DATASET EXCERPT:
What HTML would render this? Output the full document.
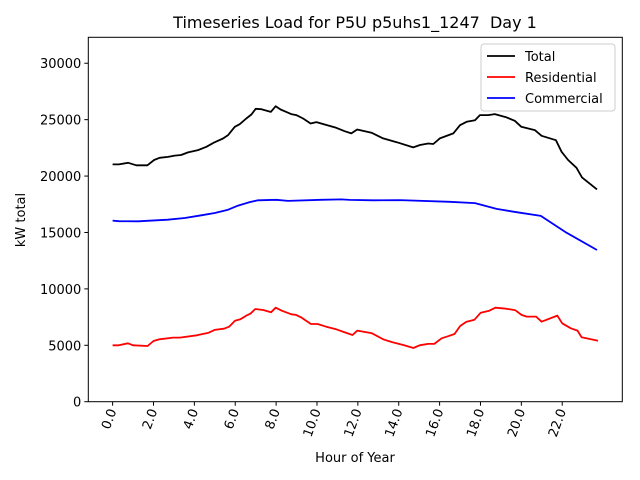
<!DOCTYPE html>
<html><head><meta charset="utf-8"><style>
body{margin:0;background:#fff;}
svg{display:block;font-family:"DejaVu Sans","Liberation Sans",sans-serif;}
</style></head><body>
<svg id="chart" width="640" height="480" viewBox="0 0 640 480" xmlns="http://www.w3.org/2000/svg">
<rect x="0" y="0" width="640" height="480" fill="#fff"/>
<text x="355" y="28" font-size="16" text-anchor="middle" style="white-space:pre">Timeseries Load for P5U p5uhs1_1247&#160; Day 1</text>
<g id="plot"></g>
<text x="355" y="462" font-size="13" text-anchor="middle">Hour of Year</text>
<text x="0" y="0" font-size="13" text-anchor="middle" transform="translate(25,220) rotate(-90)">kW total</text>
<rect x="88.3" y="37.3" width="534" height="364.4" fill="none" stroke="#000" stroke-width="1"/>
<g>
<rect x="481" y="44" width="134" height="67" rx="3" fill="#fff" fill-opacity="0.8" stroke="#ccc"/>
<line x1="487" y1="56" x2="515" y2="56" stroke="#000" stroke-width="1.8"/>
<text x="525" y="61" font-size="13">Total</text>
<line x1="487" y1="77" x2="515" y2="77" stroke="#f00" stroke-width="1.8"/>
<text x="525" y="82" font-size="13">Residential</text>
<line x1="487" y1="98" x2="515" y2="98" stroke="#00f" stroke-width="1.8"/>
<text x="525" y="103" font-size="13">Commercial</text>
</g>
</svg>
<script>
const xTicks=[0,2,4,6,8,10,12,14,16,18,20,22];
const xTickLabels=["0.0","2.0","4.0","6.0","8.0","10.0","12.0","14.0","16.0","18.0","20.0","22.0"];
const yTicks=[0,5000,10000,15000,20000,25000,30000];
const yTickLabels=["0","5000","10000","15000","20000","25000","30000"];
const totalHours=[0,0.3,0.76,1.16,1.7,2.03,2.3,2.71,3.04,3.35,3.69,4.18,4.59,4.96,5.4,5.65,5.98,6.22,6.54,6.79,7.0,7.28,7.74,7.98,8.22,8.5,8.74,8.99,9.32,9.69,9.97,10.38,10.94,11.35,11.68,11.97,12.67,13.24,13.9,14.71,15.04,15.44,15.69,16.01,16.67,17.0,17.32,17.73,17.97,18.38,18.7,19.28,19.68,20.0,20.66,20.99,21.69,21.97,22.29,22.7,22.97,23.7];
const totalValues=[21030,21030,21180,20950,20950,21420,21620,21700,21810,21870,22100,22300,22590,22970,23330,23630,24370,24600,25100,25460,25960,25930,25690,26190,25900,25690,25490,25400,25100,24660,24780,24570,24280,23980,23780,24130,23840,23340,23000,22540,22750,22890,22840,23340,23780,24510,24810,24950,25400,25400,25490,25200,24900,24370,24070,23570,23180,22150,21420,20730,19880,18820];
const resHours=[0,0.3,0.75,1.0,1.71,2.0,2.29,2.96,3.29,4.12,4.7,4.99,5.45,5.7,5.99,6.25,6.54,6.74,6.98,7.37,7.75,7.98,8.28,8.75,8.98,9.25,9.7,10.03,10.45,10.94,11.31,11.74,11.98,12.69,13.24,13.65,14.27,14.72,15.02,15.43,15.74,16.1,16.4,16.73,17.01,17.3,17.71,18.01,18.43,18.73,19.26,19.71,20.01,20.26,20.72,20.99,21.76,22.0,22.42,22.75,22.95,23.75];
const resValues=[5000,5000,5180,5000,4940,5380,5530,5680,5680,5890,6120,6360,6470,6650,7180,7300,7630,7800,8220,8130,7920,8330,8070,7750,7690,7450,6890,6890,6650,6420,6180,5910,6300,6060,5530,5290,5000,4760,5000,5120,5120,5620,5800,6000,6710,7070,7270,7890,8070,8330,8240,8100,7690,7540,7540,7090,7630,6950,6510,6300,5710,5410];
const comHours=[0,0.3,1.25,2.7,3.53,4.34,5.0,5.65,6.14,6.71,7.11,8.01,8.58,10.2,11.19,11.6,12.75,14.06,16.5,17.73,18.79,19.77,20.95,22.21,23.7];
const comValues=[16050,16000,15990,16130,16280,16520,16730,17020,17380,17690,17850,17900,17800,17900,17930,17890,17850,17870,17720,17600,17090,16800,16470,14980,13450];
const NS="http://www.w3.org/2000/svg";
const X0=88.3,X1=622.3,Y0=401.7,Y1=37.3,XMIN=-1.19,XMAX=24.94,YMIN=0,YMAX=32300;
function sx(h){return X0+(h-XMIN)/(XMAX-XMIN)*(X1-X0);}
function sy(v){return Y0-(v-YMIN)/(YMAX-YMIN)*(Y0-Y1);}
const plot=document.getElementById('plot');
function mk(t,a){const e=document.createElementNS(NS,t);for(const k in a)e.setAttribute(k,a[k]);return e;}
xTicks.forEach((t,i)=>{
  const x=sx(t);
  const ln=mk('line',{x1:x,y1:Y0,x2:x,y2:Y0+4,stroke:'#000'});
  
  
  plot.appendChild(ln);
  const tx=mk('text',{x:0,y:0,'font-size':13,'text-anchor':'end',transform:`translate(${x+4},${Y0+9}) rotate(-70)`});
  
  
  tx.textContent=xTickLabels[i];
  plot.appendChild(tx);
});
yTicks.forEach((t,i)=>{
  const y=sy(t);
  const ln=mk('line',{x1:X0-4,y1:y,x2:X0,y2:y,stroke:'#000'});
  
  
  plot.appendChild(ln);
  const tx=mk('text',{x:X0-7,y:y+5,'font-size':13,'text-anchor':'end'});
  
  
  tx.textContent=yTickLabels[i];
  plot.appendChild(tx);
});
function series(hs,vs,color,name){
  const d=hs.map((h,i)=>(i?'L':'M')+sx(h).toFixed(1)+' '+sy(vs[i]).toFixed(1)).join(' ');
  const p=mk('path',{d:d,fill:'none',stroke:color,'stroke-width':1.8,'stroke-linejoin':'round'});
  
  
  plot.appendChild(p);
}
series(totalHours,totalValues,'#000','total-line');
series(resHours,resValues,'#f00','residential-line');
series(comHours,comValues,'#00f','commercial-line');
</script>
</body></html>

EXERCISE INSTRUCTIONS:
Output each line exactly; omit every picture.

OUTPUT BELOW:
What HTML would render this? Output the full document.
<!DOCTYPE html>
<html><head><meta charset="utf-8"><style>
body{margin:0;background:#fff;}
svg{display:block;font-family:"DejaVu Sans","Liberation Sans",sans-serif;}
</style></head><body>
<svg id="chart" width="640" height="480" viewBox="0 0 640 480" xmlns="http://www.w3.org/2000/svg">
<rect x="0" y="0" width="640" height="480" fill="#fff"/>
<text x="355" y="28" font-size="16" text-anchor="middle" style="white-space:pre">Timeseries Load for P5U p5uhs1_1247&#160; Day 1</text>
<g id="plot"></g>
<text x="355" y="462" font-size="13" text-anchor="middle">Hour of Year</text>
<text x="0" y="0" font-size="13" text-anchor="middle" transform="translate(25,220) rotate(-90)">kW total</text>
<rect x="88.3" y="37.3" width="534" height="364.4" fill="none" stroke="#000" stroke-width="1"/>
<g>
<rect x="481" y="44" width="134" height="67" rx="3" fill="#fff" fill-opacity="0.8" stroke="#ccc"/>
<line x1="487" y1="56" x2="515" y2="56" stroke="#000" stroke-width="1.8"/>
<text x="525" y="61" font-size="13">Total</text>
<line x1="487" y1="77" x2="515" y2="77" stroke="#f00" stroke-width="1.8"/>
<text x="525" y="82" font-size="13">Residential</text>
<line x1="487" y1="98" x2="515" y2="98" stroke="#00f" stroke-width="1.8"/>
<text x="525" y="103" font-size="13">Commercial</text>
</g>
</svg>
<script>
const xTicks=[0,2,4,6,8,10,12,14,16,18,20,22];
const xTickLabels=["0.0","2.0","4.0","6.0","8.0","10.0","12.0","14.0","16.0","18.0","20.0","22.0"];
const yTicks=[0,5000,10000,15000,20000,25000,30000];
const yTickLabels=["0","5000","10000","15000","20000","25000","30000"];
const totalHours=[0,0.3,0.76,1.16,1.7,2.03,2.3,2.71,3.04,3.35,3.69,4.18,4.59,4.96,5.4,5.65,5.98,6.22,6.54,6.79,7.0,7.28,7.74,7.98,8.22,8.5,8.74,8.99,9.32,9.69,9.97,10.38,10.94,11.35,11.68,11.97,12.67,13.24,13.9,14.71,15.04,15.44,15.69,16.01,16.67,17.0,17.32,17.73,17.97,18.38,18.7,19.28,19.68,20.0,20.66,20.99,21.69,21.97,22.29,22.7,22.97,23.7];
const totalValues=[21030,21030,21180,20950,20950,21420,21620,21700,21810,21870,22100,22300,22590,22970,23330,23630,24370,24600,25100,25460,25960,25930,25690,26190,25900,25690,25490,25400,25100,24660,24780,24570,24280,23980,23780,24130,23840,23340,23000,22540,22750,22890,22840,23340,23780,24510,24810,24950,25400,25400,25490,25200,24900,24370,24070,23570,23180,22150,21420,20730,19880,18820];
const resHours=[0,0.3,0.75,1.0,1.71,2.0,2.29,2.96,3.29,4.12,4.7,4.99,5.45,5.7,5.99,6.25,6.54,6.74,6.98,7.37,7.75,7.98,8.28,8.75,8.98,9.25,9.7,10.03,10.45,10.94,11.31,11.74,11.98,12.69,13.24,13.65,14.27,14.72,15.02,15.43,15.74,16.1,16.4,16.73,17.01,17.3,17.71,18.01,18.43,18.73,19.26,19.71,20.01,20.26,20.72,20.99,21.76,22.0,22.42,22.75,22.95,23.75];
const resValues=[5000,5000,5180,5000,4940,5380,5530,5680,5680,5890,6120,6360,6470,6650,7180,7300,7630,7800,8220,8130,7920,8330,8070,7750,7690,7450,6890,6890,6650,6420,6180,5910,6300,6060,5530,5290,5000,4760,5000,5120,5120,5620,5800,6000,6710,7070,7270,7890,8070,8330,8240,8100,7690,7540,7540,7090,7630,6950,6510,6300,5710,5410];
const comHours=[0,0.3,1.25,2.7,3.53,4.34,5.0,5.65,6.14,6.71,7.11,8.01,8.58,10.2,11.19,11.6,12.75,14.06,16.5,17.73,18.79,19.77,20.95,22.21,23.7];
const comValues=[16050,16000,15990,16130,16280,16520,16730,17020,17380,17690,17850,17900,17800,17900,17930,17890,17850,17870,17720,17600,17090,16800,16470,14980,13450];
const NS="http://www.w3.org/2000/svg";
const X0=88.3,X1=622.3,Y0=401.7,Y1=37.3,XMIN=-1.19,XMAX=24.94,YMIN=0,YMAX=32300;
function sx(h){return X0+(h-XMIN)/(XMAX-XMIN)*(X1-X0);}
function sy(v){return Y0-(v-YMIN)/(YMAX-YMIN)*(Y0-Y1);}
const plot=document.getElementById('plot');
function mk(t,a){const e=document.createElementNS(NS,t);for(const k in a)e.setAttribute(k,a[k]);return e;}
xTicks.forEach((t,i)=>{
  const x=sx(t);
  const ln=mk('line',{x1:x,y1:Y0,x2:x,y2:Y0+4,stroke:'#000'});
  
  
  plot.appendChild(ln);
  const tx=mk('text',{x:0,y:0,'font-size':13,'text-anchor':'end',transform:`translate(${x+4},${Y0+9}) rotate(-70)`});
  
  
  tx.textContent=xTickLabels[i];
  plot.appendChild(tx);
});
yTicks.forEach((t,i)=>{
  const y=sy(t);
  const ln=mk('line',{x1:X0-4,y1:y,x2:X0,y2:y,stroke:'#000'});
  
  
  plot.appendChild(ln);
  const tx=mk('text',{x:X0-7,y:y+5,'font-size':13,'text-anchor':'end'});
  
  
  tx.textContent=yTickLabels[i];
  plot.appendChild(tx);
});
function series(hs,vs,color,name){
  const d=hs.map((h,i)=>(i?'L':'M')+sx(h).toFixed(1)+' '+sy(vs[i]).toFixed(1)).join(' ');
  const p=mk('path',{d:d,fill:'none',stroke:color,'stroke-width':1.8,'stroke-linejoin':'round'});
  
  
  plot.appendChild(p);
}
series(totalHours,totalValues,'#000','total-line');
series(resHours,resValues,'#f00','residential-line');
series(comHours,comValues,'#00f','commercial-line');
</script>
</body></html>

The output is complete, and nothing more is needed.